• [What is expected] Take the lines from the one with "Emit a LaTeX" through the one with "(f2) -- (f3) -- (f4);", both ends kept, and reproduce them exactly without the pictures.

• [Dataset content]
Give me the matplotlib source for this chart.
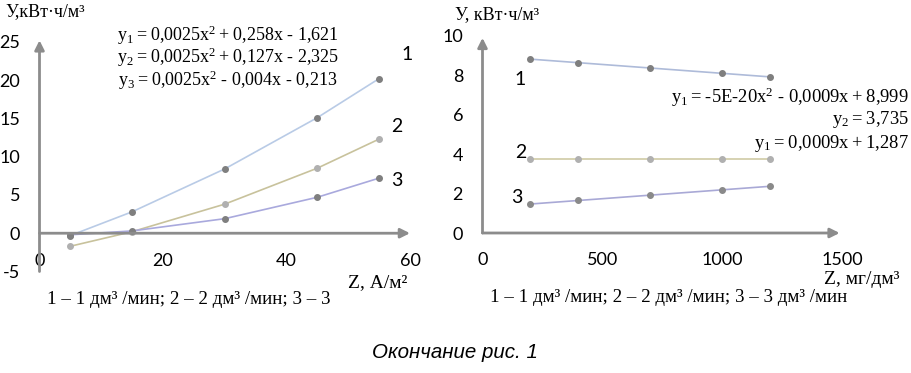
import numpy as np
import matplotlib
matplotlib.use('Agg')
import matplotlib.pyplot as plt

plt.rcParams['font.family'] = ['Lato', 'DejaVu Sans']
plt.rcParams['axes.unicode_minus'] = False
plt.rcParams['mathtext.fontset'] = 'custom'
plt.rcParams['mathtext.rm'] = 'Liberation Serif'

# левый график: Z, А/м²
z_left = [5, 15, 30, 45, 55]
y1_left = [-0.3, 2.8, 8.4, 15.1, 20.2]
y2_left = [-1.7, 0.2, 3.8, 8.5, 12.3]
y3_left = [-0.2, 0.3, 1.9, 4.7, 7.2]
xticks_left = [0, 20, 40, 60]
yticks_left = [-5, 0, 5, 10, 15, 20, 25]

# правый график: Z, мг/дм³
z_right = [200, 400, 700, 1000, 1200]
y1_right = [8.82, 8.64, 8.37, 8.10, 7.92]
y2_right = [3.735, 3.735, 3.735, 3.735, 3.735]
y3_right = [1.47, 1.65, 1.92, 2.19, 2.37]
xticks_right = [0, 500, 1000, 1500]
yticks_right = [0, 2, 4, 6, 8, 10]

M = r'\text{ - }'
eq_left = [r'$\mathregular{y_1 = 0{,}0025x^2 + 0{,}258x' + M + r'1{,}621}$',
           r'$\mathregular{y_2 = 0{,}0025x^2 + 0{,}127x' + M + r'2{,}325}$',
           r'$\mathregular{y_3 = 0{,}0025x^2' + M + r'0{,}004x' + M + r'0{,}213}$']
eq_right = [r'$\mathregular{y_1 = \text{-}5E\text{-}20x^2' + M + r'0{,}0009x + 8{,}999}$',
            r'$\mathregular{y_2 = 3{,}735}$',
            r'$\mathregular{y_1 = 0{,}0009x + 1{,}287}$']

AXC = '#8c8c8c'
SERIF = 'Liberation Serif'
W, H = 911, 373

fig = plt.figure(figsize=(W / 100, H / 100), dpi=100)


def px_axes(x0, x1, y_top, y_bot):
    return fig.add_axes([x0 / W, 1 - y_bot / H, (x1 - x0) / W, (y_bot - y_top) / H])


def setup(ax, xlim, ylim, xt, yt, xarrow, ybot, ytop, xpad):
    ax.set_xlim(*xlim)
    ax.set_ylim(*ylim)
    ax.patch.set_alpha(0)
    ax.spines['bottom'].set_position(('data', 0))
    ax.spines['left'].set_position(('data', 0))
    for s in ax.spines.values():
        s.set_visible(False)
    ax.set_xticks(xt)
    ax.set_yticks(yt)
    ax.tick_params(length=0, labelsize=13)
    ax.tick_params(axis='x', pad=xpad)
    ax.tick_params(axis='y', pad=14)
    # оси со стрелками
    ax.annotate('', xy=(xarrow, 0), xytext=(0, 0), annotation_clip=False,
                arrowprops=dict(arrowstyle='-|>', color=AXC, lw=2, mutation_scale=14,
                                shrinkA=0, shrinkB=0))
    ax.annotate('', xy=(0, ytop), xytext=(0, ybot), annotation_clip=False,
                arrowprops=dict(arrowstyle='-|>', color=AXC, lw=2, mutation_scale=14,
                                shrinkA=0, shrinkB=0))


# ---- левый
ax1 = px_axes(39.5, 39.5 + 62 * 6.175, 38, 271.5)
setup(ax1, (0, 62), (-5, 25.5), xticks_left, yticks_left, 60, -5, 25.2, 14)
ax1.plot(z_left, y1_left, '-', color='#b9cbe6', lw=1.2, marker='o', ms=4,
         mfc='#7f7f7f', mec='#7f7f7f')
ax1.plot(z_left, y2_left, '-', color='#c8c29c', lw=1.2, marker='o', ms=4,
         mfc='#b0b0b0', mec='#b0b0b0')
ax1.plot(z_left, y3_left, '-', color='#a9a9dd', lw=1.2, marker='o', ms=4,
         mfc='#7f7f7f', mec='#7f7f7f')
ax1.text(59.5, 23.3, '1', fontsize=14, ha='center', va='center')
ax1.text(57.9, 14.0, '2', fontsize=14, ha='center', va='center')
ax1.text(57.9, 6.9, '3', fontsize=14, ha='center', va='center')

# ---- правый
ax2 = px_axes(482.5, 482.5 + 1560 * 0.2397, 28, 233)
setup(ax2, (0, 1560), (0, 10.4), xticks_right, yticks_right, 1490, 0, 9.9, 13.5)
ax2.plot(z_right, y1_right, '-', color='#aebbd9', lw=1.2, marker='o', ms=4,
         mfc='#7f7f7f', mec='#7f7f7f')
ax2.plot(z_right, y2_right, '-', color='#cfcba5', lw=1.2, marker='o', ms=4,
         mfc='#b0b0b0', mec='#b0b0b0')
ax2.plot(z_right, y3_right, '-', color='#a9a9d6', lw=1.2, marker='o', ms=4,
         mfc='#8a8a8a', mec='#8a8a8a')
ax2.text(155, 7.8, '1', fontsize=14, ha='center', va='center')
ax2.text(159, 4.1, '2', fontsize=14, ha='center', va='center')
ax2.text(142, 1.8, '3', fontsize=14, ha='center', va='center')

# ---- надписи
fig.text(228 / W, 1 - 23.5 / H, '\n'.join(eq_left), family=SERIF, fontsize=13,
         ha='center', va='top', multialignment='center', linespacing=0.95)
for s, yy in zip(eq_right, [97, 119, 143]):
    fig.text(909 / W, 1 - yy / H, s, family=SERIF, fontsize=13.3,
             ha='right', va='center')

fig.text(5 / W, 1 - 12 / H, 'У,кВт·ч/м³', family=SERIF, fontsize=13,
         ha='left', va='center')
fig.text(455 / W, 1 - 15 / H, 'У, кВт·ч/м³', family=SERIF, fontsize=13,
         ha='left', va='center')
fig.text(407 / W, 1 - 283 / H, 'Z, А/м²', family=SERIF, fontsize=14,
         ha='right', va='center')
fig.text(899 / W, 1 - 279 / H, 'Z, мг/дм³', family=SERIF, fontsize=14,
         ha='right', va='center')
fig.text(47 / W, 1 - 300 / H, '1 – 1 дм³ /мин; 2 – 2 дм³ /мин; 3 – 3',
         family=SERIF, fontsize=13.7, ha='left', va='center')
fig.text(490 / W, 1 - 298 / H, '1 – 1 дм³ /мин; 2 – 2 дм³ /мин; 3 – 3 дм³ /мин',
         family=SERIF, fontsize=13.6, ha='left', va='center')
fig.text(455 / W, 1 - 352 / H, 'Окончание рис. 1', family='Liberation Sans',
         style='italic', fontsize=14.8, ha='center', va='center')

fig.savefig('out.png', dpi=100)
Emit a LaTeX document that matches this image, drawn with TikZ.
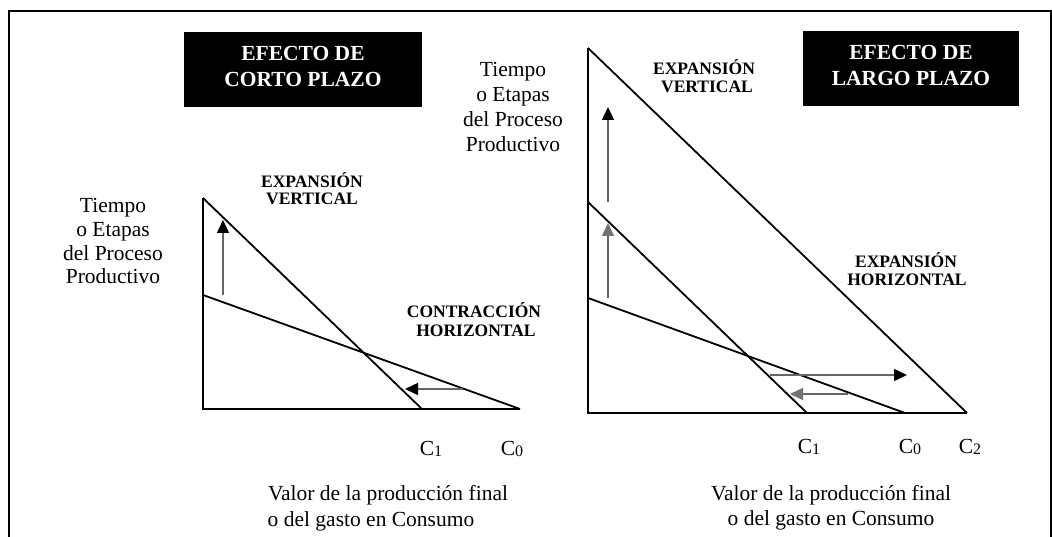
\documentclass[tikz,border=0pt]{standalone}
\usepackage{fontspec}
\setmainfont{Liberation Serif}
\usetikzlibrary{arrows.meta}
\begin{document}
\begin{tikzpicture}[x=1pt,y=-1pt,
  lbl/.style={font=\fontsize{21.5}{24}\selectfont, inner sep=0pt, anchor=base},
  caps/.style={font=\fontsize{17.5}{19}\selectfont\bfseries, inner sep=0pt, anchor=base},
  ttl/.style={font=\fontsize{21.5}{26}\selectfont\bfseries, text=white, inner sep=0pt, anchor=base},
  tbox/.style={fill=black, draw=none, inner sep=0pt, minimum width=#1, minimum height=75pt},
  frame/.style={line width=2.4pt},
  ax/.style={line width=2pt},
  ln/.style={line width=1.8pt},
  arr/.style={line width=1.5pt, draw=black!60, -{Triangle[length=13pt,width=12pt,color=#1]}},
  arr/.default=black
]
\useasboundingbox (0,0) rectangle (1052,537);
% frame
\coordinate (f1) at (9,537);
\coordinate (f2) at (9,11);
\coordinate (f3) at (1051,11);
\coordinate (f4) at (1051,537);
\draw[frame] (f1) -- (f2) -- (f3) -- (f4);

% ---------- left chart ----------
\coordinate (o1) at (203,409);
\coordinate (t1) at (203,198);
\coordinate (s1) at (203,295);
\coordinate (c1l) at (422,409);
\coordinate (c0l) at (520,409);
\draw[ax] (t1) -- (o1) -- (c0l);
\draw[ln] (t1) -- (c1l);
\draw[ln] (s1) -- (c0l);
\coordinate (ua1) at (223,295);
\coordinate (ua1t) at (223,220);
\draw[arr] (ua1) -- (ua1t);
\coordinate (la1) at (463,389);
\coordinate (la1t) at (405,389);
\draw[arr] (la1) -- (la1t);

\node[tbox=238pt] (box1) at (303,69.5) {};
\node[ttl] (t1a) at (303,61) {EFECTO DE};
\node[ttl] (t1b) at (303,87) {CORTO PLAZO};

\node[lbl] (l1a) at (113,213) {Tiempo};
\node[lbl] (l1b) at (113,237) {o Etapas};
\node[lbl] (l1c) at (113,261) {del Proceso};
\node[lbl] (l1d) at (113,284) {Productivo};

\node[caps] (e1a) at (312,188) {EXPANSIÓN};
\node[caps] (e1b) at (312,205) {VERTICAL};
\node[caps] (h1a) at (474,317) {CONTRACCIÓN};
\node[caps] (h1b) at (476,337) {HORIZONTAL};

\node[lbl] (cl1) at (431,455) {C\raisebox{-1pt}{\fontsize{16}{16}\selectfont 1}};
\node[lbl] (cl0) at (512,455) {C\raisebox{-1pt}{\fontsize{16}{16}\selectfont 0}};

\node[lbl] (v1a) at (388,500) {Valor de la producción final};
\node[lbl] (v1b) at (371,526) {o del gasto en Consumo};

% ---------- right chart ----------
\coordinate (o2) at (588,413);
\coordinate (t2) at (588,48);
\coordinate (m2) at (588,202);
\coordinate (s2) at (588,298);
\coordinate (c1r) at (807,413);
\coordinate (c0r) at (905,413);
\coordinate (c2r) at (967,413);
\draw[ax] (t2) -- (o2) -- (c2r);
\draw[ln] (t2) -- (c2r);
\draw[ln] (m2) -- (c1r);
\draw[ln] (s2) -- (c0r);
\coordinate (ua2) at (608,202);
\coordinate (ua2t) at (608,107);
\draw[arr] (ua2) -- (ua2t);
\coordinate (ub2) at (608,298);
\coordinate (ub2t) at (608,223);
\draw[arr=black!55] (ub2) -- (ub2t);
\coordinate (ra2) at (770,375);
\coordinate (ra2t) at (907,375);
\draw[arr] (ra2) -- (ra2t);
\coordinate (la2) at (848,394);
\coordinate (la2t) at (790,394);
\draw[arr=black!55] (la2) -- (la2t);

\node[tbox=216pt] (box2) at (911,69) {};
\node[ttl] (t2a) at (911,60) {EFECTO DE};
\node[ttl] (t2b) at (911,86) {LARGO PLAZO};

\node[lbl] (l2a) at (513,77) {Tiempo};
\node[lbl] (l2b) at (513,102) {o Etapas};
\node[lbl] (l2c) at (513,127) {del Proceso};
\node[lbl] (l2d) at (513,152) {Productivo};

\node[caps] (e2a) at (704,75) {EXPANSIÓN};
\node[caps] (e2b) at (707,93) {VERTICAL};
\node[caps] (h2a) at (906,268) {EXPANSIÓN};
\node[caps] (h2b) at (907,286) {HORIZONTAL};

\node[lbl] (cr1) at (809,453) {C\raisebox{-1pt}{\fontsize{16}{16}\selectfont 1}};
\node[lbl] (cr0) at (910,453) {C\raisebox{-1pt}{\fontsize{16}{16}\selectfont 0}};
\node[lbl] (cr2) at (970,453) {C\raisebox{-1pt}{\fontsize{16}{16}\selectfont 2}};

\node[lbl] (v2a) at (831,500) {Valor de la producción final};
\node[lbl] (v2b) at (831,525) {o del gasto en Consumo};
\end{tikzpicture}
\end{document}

• [Exercise response]
Emit a LaTeX document that matches this image, drawn with TikZ.
\documentclass[tikz,border=0pt]{standalone}
\usepackage{fontspec}
\setmainfont{Liberation Serif}
\usetikzlibrary{arrows.meta}
\begin{document}
\begin{tikzpicture}[x=1pt,y=-1pt,
  lbl/.style={font=\fontsize{21.5}{24}\selectfont, inner sep=0pt, anchor=base},
  caps/.style={font=\fontsize{17.5}{19}\selectfont\bfseries, inner sep=0pt, anchor=base},
  ttl/.style={font=\fontsize{21.5}{26}\selectfont\bfseries, text=white, inner sep=0pt, anchor=base},
  tbox/.style={fill=black, draw=none, inner sep=0pt, minimum width=#1, minimum height=75pt},
  frame/.style={line width=2.4pt},
  ax/.style={line width=2pt},
  ln/.style={line width=1.8pt},
  arr/.style={line width=1.5pt, draw=black!60, -{Triangle[length=13pt,width=12pt,color=#1]}},
  arr/.default=black
]
\useasboundingbox (0,0) rectangle (1052,537);
% frame
\coordinate (f1) at (9,537);
\coordinate (f2) at (9,11);
\coordinate (f3) at (1051,11);
\coordinate (f4) at (1051,537);
\draw[frame] (f1) -- (f2) -- (f3) -- (f4);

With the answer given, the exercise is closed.